▸ TASK TO CARRY OUT: Reproduce all the entries exactly and keep the pictures out.

· · · ·

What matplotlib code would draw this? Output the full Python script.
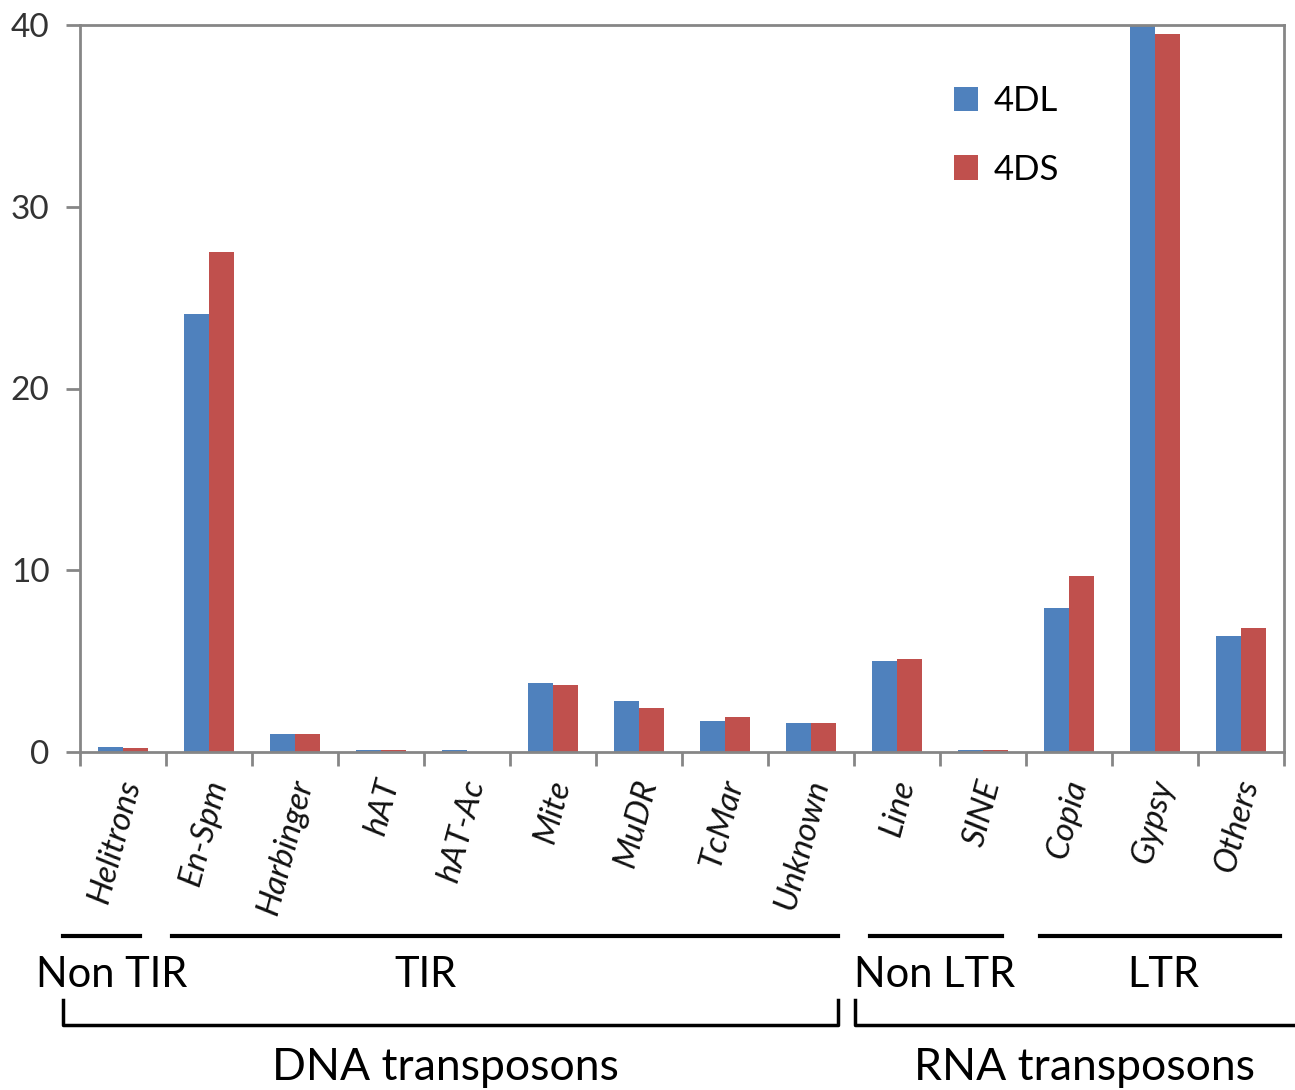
import numpy as np
import matplotlib
matplotlib.use("Agg")
from matplotlib import pyplot as plt
from matplotlib.lines import Line2D

# category names and values for the two chromosome arms
categories = ["Helitrons", "En-Spm", "Harbinger", "hAT", "hAT-Ac", "Mite", "MuDR",
              "TcMar", "Unknown", "Line", "SINE", "Copia", "Gypsy", "Others"]
vals_4DL = [0.3, 24.1, 1.0, 0.1, 0.1, 3.8, 2.8, 1.7, 1.6, 5.0, 0.1, 7.9, 40.3, 6.4]
vals_4DS = [0.2, 27.5, 1.0, 0.1, 0.0, 3.7, 2.4, 1.9, 1.6, 5.1, 0.1, 9.7, 39.5, 6.8]
series_names = ["4DL", "4DS"]
y_ticks = [0, 10, 20, 30, 40]

# grouping of the categories below the axis
sub_groups = ["Non TIR", "TIR", "Non LTR", "LTR"]
main_groups = ["DNA transposons", "RNA transposons"]

plt.rcParams["font.family"] = ["Lato", "DejaVu Sans"]
blue = "#4F81BD"
red = "#C0504D"
spine_col = "#868686"

W, H = 1295, 1090
fig = plt.figure(figsize=(W / 100, H / 100), dpi=100)
ax = fig.add_axes([80 / W, 1 - 752 / H, 1204 / W, 727 / H])

x = np.arange(len(categories))
bw = 0.29
ax.bar(x - bw / 2, vals_4DL, bw, color=blue, label=series_names[0])
ax.bar(x + bw / 2, vals_4DS, bw, color=red, label=series_names[1])

ax.set_xlim(-0.5, len(categories) - 0.5)
ax.set_ylim(0, 40)
ax.set_yticks(y_ticks)
ax.set_yticklabels([str(t) for t in y_ticks], fontsize=24, color="#333333")
ax.tick_params(axis="y", length=10, width=2, color=spine_col, pad=12)

# category boundaries carry the x ticks, names sit in between
ax.set_xticks(np.arange(-0.5, len(categories)), minor=False)
ax.set_xticklabels([])
ax.tick_params(axis="x", length=10, width=2, color=spine_col)
for i, name in enumerate(categories):
    ax.text(i + 0.1, -1.55, name, rotation=75, rotation_mode="anchor",
            ha="right", va="center", fontsize=24, style="italic", color="#111111")

for s in ax.spines.values():
    s.set_color(spine_col)
    s.set_linewidth(2)

leg = ax.legend(loc="upper left", bbox_to_anchor=(0.70, 0.96), frameon=False,
                fontsize=25, handlelength=0.7, handleheight=0.7,
                labelspacing=1.05, handletextpad=0.45)

# group lines and labels underneath, in figure pixels
def fx(px):
    return px / W

def fy(py):
    return 1 - py / H

sub_lines = [(63, 140), (172, 838), (870, 1002), (1040, 1280)]
sub_text_x = [112, 425, 935, 1163]
for (a, b), name, tx in zip(sub_lines, sub_groups, sub_text_x):
    fig.add_artist(Line2D([fx(a), fx(b)], [fy(936), fy(936)], color="black", lw=3))
    fig.text(fx(tx), fy(975), name, ha="center", va="center", fontsize=30)

brackets = [(63, 838), (855, 1300)]
main_text_x = [445, 1085]
for (a, b), name, tx in zip(brackets, main_groups, main_text_x):
    fig.add_artist(Line2D([fx(a), fx(a), fx(b), fx(b)],
                          [fy(1000), fy(1025), fy(1025), fy(1000)],
                          color="black", lw=2.5))
    fig.text(fx(tx), fy(1067), name, ha="center", va="center", fontsize=32)

fig.savefig("out.png", dpi=100)
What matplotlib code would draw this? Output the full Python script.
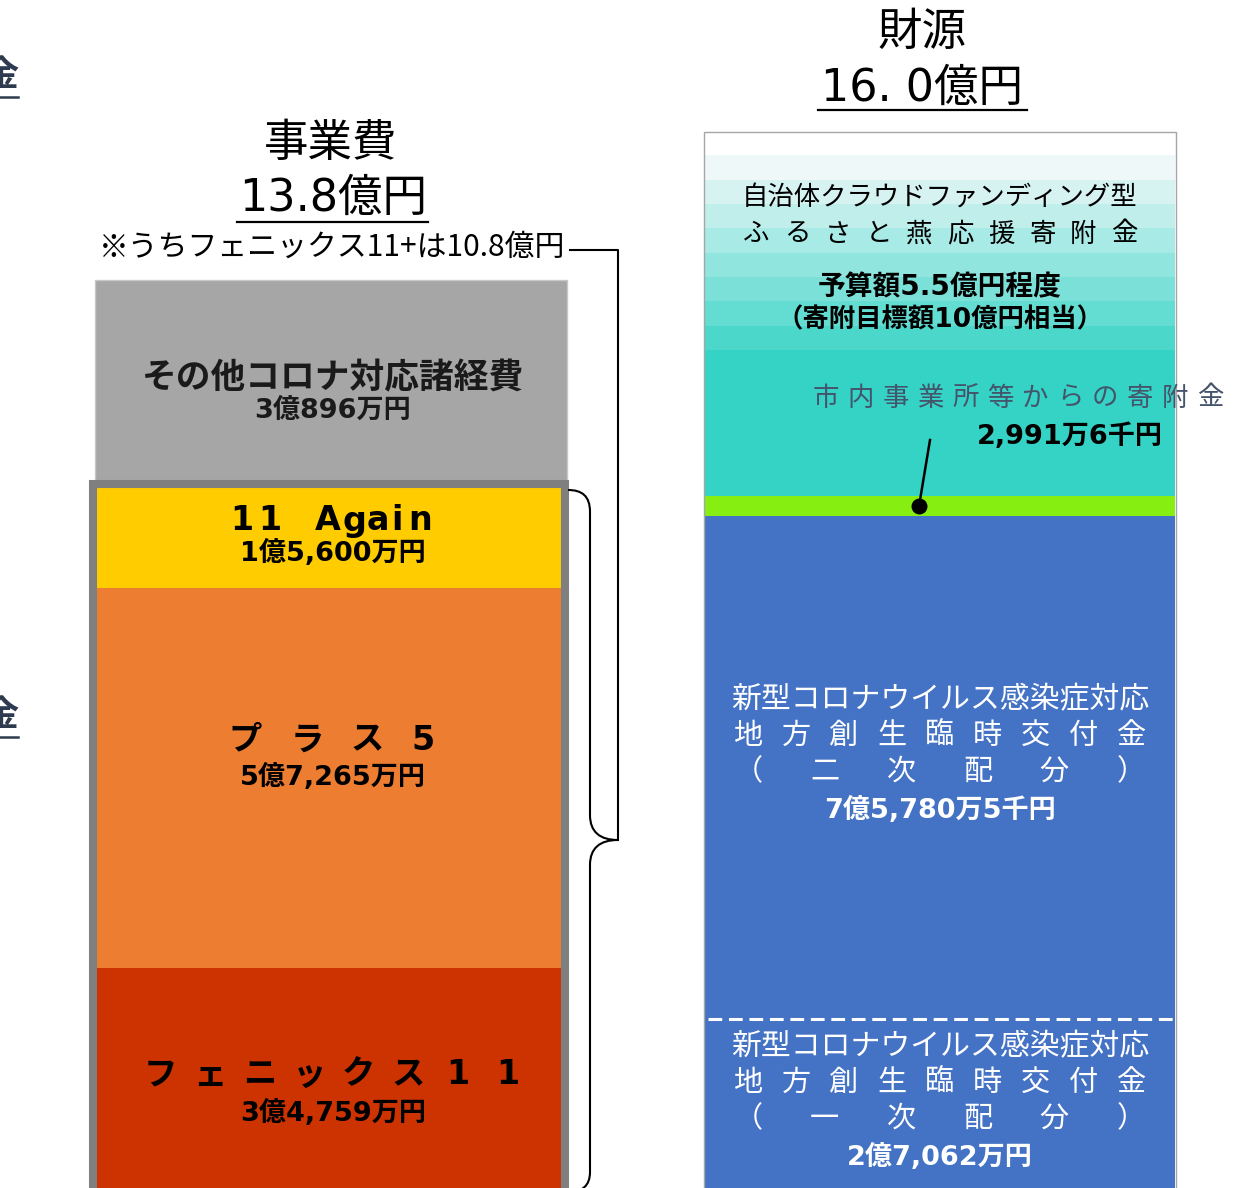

· · · ·

▸ TASK OUTPUT:
What matplotlib code would draw this? Output the full Python script.
import numpy as np
import matplotlib
matplotlib.use("Agg")
from matplotlib import pyplot as plt
from matplotlib.lines import Line2D

# category names and values for the two chromosome arms
categories = ["Helitrons", "En-Spm", "Harbinger", "hAT", "hAT-Ac", "Mite", "MuDR",
              "TcMar", "Unknown", "Line", "SINE", "Copia", "Gypsy", "Others"]
vals_4DL = [0.3, 24.1, 1.0, 0.1, 0.1, 3.8, 2.8, 1.7, 1.6, 5.0, 0.1, 7.9, 40.3, 6.4]
vals_4DS = [0.2, 27.5, 1.0, 0.1, 0.0, 3.7, 2.4, 1.9, 1.6, 5.1, 0.1, 9.7, 39.5, 6.8]
series_names = ["4DL", "4DS"]
y_ticks = [0, 10, 20, 30, 40]

# grouping of the categories below the axis
sub_groups = ["Non TIR", "TIR", "Non LTR", "LTR"]
main_groups = ["DNA transposons", "RNA transposons"]

plt.rcParams["font.family"] = ["Lato", "DejaVu Sans"]
blue = "#4F81BD"
red = "#C0504D"
spine_col = "#868686"

W, H = 1295, 1090
fig = plt.figure(figsize=(W / 100, H / 100), dpi=100)
ax = fig.add_axes([80 / W, 1 - 752 / H, 1204 / W, 727 / H])

x = np.arange(len(categories))
bw = 0.29
ax.bar(x - bw / 2, vals_4DL, bw, color=blue, label=series_names[0])
ax.bar(x + bw / 2, vals_4DS, bw, color=red, label=series_names[1])

ax.set_xlim(-0.5, len(categories) - 0.5)
ax.set_ylim(0, 40)
ax.set_yticks(y_ticks)
ax.set_yticklabels([str(t) for t in y_ticks], fontsize=24, color="#333333")
ax.tick_params(axis="y", length=10, width=2, color=spine_col, pad=12)

# category boundaries carry the x ticks, names sit in between
ax.set_xticks(np.arange(-0.5, len(categories)), minor=False)
ax.set_xticklabels([])
ax.tick_params(axis="x", length=10, width=2, color=spine_col)
for i, name in enumerate(categories):
    ax.text(i + 0.1, -1.55, name, rotation=75, rotation_mode="anchor",
            ha="right", va="center", fontsize=24, style="italic", color="#111111")

for s in ax.spines.values():
    s.set_color(spine_col)
    s.set_linewidth(2)

leg = ax.legend(loc="upper left", bbox_to_anchor=(0.70, 0.96), frameon=False,
                fontsize=25, handlelength=0.7, handleheight=0.7,
                labelspacing=1.05, handletextpad=0.45)

# group lines and labels underneath, in figure pixels
def fx(px):
    return px / W

def fy(py):
    return 1 - py / H

sub_lines = [(63, 140), (172, 838), (870, 1002), (1040, 1280)]
sub_text_x = [112, 425, 935, 1163]
for (a, b), name, tx in zip(sub_lines, sub_groups, sub_text_x):
    fig.add_artist(Line2D([fx(a), fx(b)], [fy(936), fy(936)], color="black", lw=3))
    fig.text(fx(tx), fy(975), name, ha="center", va="center", fontsize=30)

brackets = [(63, 838), (855, 1300)]
main_text_x = [445, 1085]
for (a, b), name, tx in zip(brackets, main_groups, main_text_x):
    fig.add_artist(Line2D([fx(a), fx(a), fx(b), fx(b)],
                          [fy(1000), fy(1025), fy(1025), fy(1000)],
                          color="black", lw=2.5))
    fig.text(fx(tx), fy(1067), name, ha="center", va="center", fontsize=32)

fig.savefig("out.png", dpi=100)
What matplotlib code would draw this? Output the full Python script.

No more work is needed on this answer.